--- Stored records ---
Start
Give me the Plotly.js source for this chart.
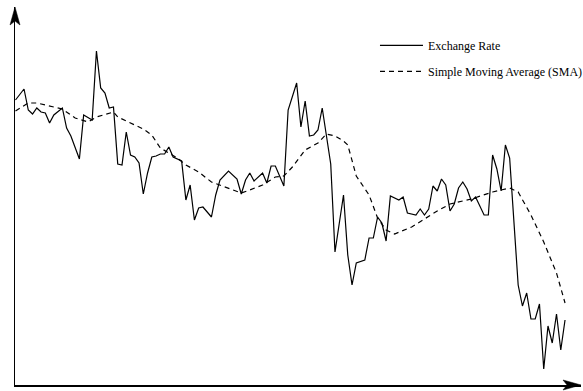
<!DOCTYPE html>
<html>
<head>
<meta charset="utf-8">
<script src="https://cdn.plot.ly/plotly-3.0.1.min.js"></script>
<style>html,body{margin:0;padding:0;background:#fff;}#chart{width:583px;height:391px;}</style>
</head>
<body>
<div id="chart"></div>
<script>
// Exchange rate (day index -> rate)
const days = [
  0,2,3,4,5,6,7,8,9,
  11,12,13,15,16,18,19,20,21,22,23,
  24,25,26,27,28,29,30,31,32,33,34,35,36,37,
  39,40,41,42,43,44,
  46,47,48,
  50,
  52,53,54,55,56,
  58,59,60,61,
  63,64,
  66,67,68,69,70,71,72,
  74,75,
  77,78,79,80,
  82,83,84,85,86,87,88,
  90,91,92,
  94,95,96,97,98,99,100,101,102,103,104,105,106,107,108,
  110,111,112,113,114,115,116,
  118,119,120,121,122,123,124,125,126,127,128,129
];
const rate = [
  1.300,1.311,1.290,1.286,1.292,1.288,1.287,1.277,1.285,
  1.292,1.272,1.264,1.241,1.285,1.280,1.349,1.312,1.307,1.292,1.293,
  1.236,1.235,1.268,1.245,1.243,1.237,1.206,1.227,1.243,1.244,1.246,1.246,1.253,1.243,
  1.239,1.200,1.215,1.180,1.192,1.193,
  1.183,1.205,1.220,
  1.229,
  1.221,1.206,1.220,1.227,1.219,
  1.227,1.217,1.234,1.234,
  1.214,1.290,
  1.317,1.273,1.299,1.264,1.265,1.270,1.292,
  1.236,1.148,
  1.205,1.145,1.115,1.137,
  1.140,1.162,1.162,1.183,1.177,1.159,1.204,
  1.200,1.203,1.187,
  1.185,1.191,1.185,1.191,1.214,1.209,1.221,1.215,1.189,1.196,1.212,1.218,1.211,1.199,1.203,
  1.185,1.185,1.245,1.231,1.209,1.255,1.242,
  1.115,1.094,1.107,1.081,1.081,1.096,1.031,1.074,1.057,1.086,1.050,1.080
];
// Simple moving average
const smaDays = [
  0,3,5,8,11,14,17,19,22,23,
  24,27,28,30,32,34,36,38,40,43,
  46,50,53,55,58,61,63,65,68,71,
  73,75,77,78,80,83,85,87,89,93,
  96,99,102,107,112,116,118,121,124,127,
  129
];
const sma = [
  1.289,1.297,1.297,1.294,1.291,1.282,1.278,1.283,1.287,1.288,
  1.283,1.277,1.275,1.271,1.265,1.252,1.247,1.242,1.235,1.228,
  1.218,1.212,1.207,1.210,1.215,1.223,1.224,1.233,1.250,1.257,
  1.266,1.264,1.259,1.255,1.224,1.205,1.182,1.170,1.166,1.173,
  1.181,1.189,1.196,1.201,1.208,1.212,1.208,1.185,1.158,1.127,
  1.097
];
const seriesNames = ['Exchange Rate', 'Simple Moving Average (SMA)'];

const traces = [
  {x: days, y: rate, type: 'scatter', mode: 'lines', name: seriesNames[0],
   legendgroup: 'a', line: {color: '#000', width: 1.2}},
  {x: smaDays, y: sma, type: 'scatter', mode: 'lines', name: seriesNames[1],
   legendgroup: 'b', line: {color: '#000', width: 1.2, dash: '5px,4px'}}
];

const layout = {
  width: 583, height: 391,
  margin: {l: 15, r: 2, t: 7, b: 6, pad: 0, autoexpand: false},
  paper_bgcolor: '#fff', plot_bgcolor: '#fff',
  font: {family: '"Liberation Serif", "Times New Roman", serif', size: 12, color: '#000'},
  showlegend: true,
  legend: {x: 0.636, y: 0.937, xanchor: 'left', yanchor: 'top', bgcolor: 'rgba(0,0,0,0)',
           borderwidth: 0, itemwidth: 43, tracegroupgap: 7, traceorder: 'grouped',
           font: {family: '"Liberation Serif", "Times New Roman", serif', size: 12, color: '#000'}},
  xaxis: {range: [-0.117, 132.75], showline: true, linecolor: '#000', linewidth: 1.5,
          showticklabels: false, ticks: '', showgrid: false, zeroline: false, mirror: false},
  yaxis: {range: [1.015, 1.393], showline: true, linecolor: '#000', linewidth: 1.5,
          showticklabels: false, ticks: '', showgrid: false, zeroline: false, mirror: false},
  shapes: [
    {type: 'path', xref: 'paper', yref: 'paper', xsizemode: 'pixel', ysizemode: 'pixel',
     xanchor: 0, yanchor: 1, path: 'M0,0 L-5,-18 L0,-14 L5,-18 Z',
     fillcolor: '#000', line: {color: '#000', width: 0.5}},
    {type: 'path', xref: 'paper', yref: 'paper', xsizemode: 'pixel', ysizemode: 'pixel',
     xanchor: 1, yanchor: 0, path: 'M0,0 L-18,5 L-14,0 L-18,-5 Z',
     fillcolor: '#000', line: {color: '#000', width: 0.5}}
  ]
};

Plotly.newPlot('chart', traces, layout, {displayModeBar: false, staticPlot: true});
</script>
</body>
</html>
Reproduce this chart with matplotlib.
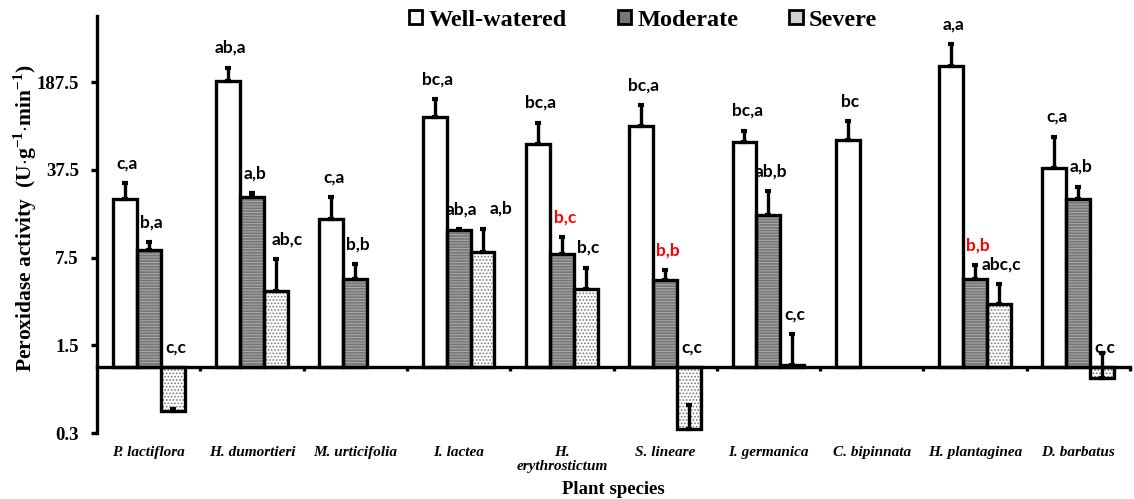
import numpy as np
import matplotlib
matplotlib.use("Agg")
import matplotlib.pyplot as plt
from matplotlib.patches import Patch

plt.rcParams['mathtext.fontset'] = 'custom'
plt.rcParams['mathtext.rm'] = 'Liberation Serif:bold'
plt.rcParams['mathtext.bf'] = 'Liberation Serif:bold'
plt.rcParams['hatch.linewidth'] = 0.8

species = ["P. lactiflora", "H. dumortieri", "M. urticifolia", "I. lactea",
           "H.\nerythrostictum", "S. lineare", "I. germanica", "C. bipinnata",
           "H. plantaginea", "D. barbatus"]

well = [21.9, 189.6, 15.2, 99.4, 60.3, 84.1, 62.9, 65.0, 252.0, 38.7]
well_err = [7.4, 54.0, 7.4, 38.0, 29.0, 38.0, 14.0, 26.0, 124.0, 30.0]
moderate = [8.6, 22.6, 5.04, 12.4, 7.96, 4.97, 16.4, np.nan, 5.04, 22.0]
moderate_err = [1.3, 1.7, 1.6, 0.2, 3.0, 1.0, 9.0, np.nan, 1.5, 5.5]
severe = [0.45, 4.09, np.nan, 8.27, 4.22, 0.321, 1.05, np.nan, 3.18, 0.83]
severe_err = [0.02, 3.2, np.nan, 4.5, 2.0, 0.18, 0.8, np.nan, 1.4, 0.48]

well_lab = ["c,a", "ab,a", "c,a", "bc,a", "bc,a", "bc,a", "bc,a", "bc", "a,a", "c,a"]
moderate_lab = ["b,a", "a,b", "b,b", "ab,a", "b,c", "b,b", "ab,b", "", "b,b", "a,b"]
severe_lab = ["c,c", "ab,c", "", "a,b", "b,c", "c,c", "c,c", "", "abc,c", "c,c"]
red_moderate = [4, 5, 8]
# small sideways nudges (points) of letter labels, as in the original
severe_nudge = [0, 6, 0, 11, 0, 0, 0, 0, 0, 0]

yticks = [0.3, 1.5, 7.5, 37.5, 187.5]

fig = plt.figure(figsize=(11.34, 4.99), dpi=100)
ax = fig.add_axes([97 / 1134, 1 - 433 / 499, (1130 - 97) / 1134, (433 - 16) / 499])
ax.set_yscale('log')

w = 0.232
x = np.arange(len(species)) + 0.5
series = [
    (well, well_err, well_lab, -w, dict(facecolor='white', hatch=None, hcol='white')),
    (moderate, moderate_err, moderate_lab, 0, dict(facecolor='#767676', hatch='------', hcol='#a8a8a8')),
    (severe, severe_err, severe_lab, w, dict(facecolor='white', hatch='.....', hcol='#7a7a7a')),
]

for k, (vals, errs, labs, off, st) in enumerate(series):
    v = np.array(vals, dtype=float)
    e = np.array(errs, dtype=float)
    # fill + hatch
    ax.bar(x + off, v - 1, bottom=1, width=w, color=st['facecolor'],
           hatch=st['hatch'], edgecolor=st['hcol'], linewidth=0, zorder=2)
    # outline
    ax.bar(x + off, v - 1, bottom=1, width=w, fill=False,
           edgecolor='black', linewidth=2.4, zorder=3)
    ax.errorbar(x + off, v, yerr=[np.zeros_like(e), e], fmt='none',
                ecolor='black', elinewidth=2.4, capsize=2, capthick=3, zorder=4)
    for i in range(len(species)):
        if not labs[i]:
            continue
        top = v[i] + e[i] if v[i] >= 1 else 1.0
        col = 'red' if (k == 1 and i in red_moderate) else 'black'
        dx = 2 + (severe_nudge[i] if k == 2 else 0)
        ax.annotate(labs[i], (x[i] + off, top), xytext=(dx, 8.5), textcoords='offset points',
                    ha='center', va='bottom', fontsize=12.5, fontweight='bold',
                    family='Lato', color=col, zorder=5)

ax.set_xlim(0, 10)
ax.set_ylim(0.3, 630)
ax.set_yticks(yticks)
ax.set_yticklabels([str(t) for t in yticks])
ax.minorticks_off()
ax.set_xticks(np.arange(1, 11))
ax.set_xticklabels([])
ax.tick_params(axis='x', direction='out', length=3, width=2.4)
ax.tick_params(axis='y', direction='out', length=4, width=2.4, pad=9)
for t in ax.get_yticklabels():
    t.set_family('Liberation Serif')
    t.set_fontweight('bold')
    t.set_fontsize(13.5)

ax.spines['top'].set_visible(False)
ax.spines['right'].set_visible(False)
ax.spines['left'].set_linewidth(2.4)
ax.spines['bottom'].set_linewidth(2.4)
ax.spines['bottom'].set_position(('data', 1))
ax.spines['bottom'].set_zorder(6)

for i, name in enumerate(species):
    ax.text(x[i], -0.03, name, transform=ax.get_xaxis_transform(), ha='center', va='top',
            family='Liberation Serif', style='italic', fontweight='bold', fontsize=11,
            linespacing=1.15)

fig.text(25 / 1134, 1 - 218 / 499, r'Peroxidase activity  (U$\cdot$g$^{-1}$$\cdot$min$^{-1}$)',
         rotation=90, ha='center', va='center', family='Liberation Serif',
         fontweight='bold', fontsize=15.5)
fig.text(613 / 1134, 1 - 490 / 499, 'Plant species', ha='center', va='center',
         family='Liberation Serif', fontweight='bold', fontsize=13.5)

handles = [Patch(facecolor='white', edgecolor='black', linewidth=2),
           Patch(facecolor='#767676', edgecolor='black', linewidth=2),
           Patch(facecolor='#d0d0d0', edgecolor='black', linewidth=2)]
fig.legend(handles, ['Well-watered', 'Moderate', 'Severe'], loc='center',
           bbox_to_anchor=(643 / 1134, 1 - 20 / 499), ncol=3, frameon=False,
           prop=dict(family='Liberation Serif', weight='bold', size=17.5),
           handlelength=0.55, handleheight=0.55, handletextpad=0.25, columnspacing=2.1)

fig.savefig('out.png', dpi=100)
End
--- Aim ---
Leaving out the pictures, extract the stretch from the line holding "Reproduce this chart with matplotlib." through the line holding "plt.rcParams['hatch.linewidth'] = 0.8", word for word.

--- Response for this exercise ---
Reproduce this chart with matplotlib.
import numpy as np
import matplotlib
matplotlib.use("Agg")
import matplotlib.pyplot as plt
from matplotlib.patches import Patch

plt.rcParams['mathtext.fontset'] = 'custom'
plt.rcParams['mathtext.rm'] = 'Liberation Serif:bold'
plt.rcParams['mathtext.bf'] = 'Liberation Serif:bold'
plt.rcParams['hatch.linewidth'] = 0.8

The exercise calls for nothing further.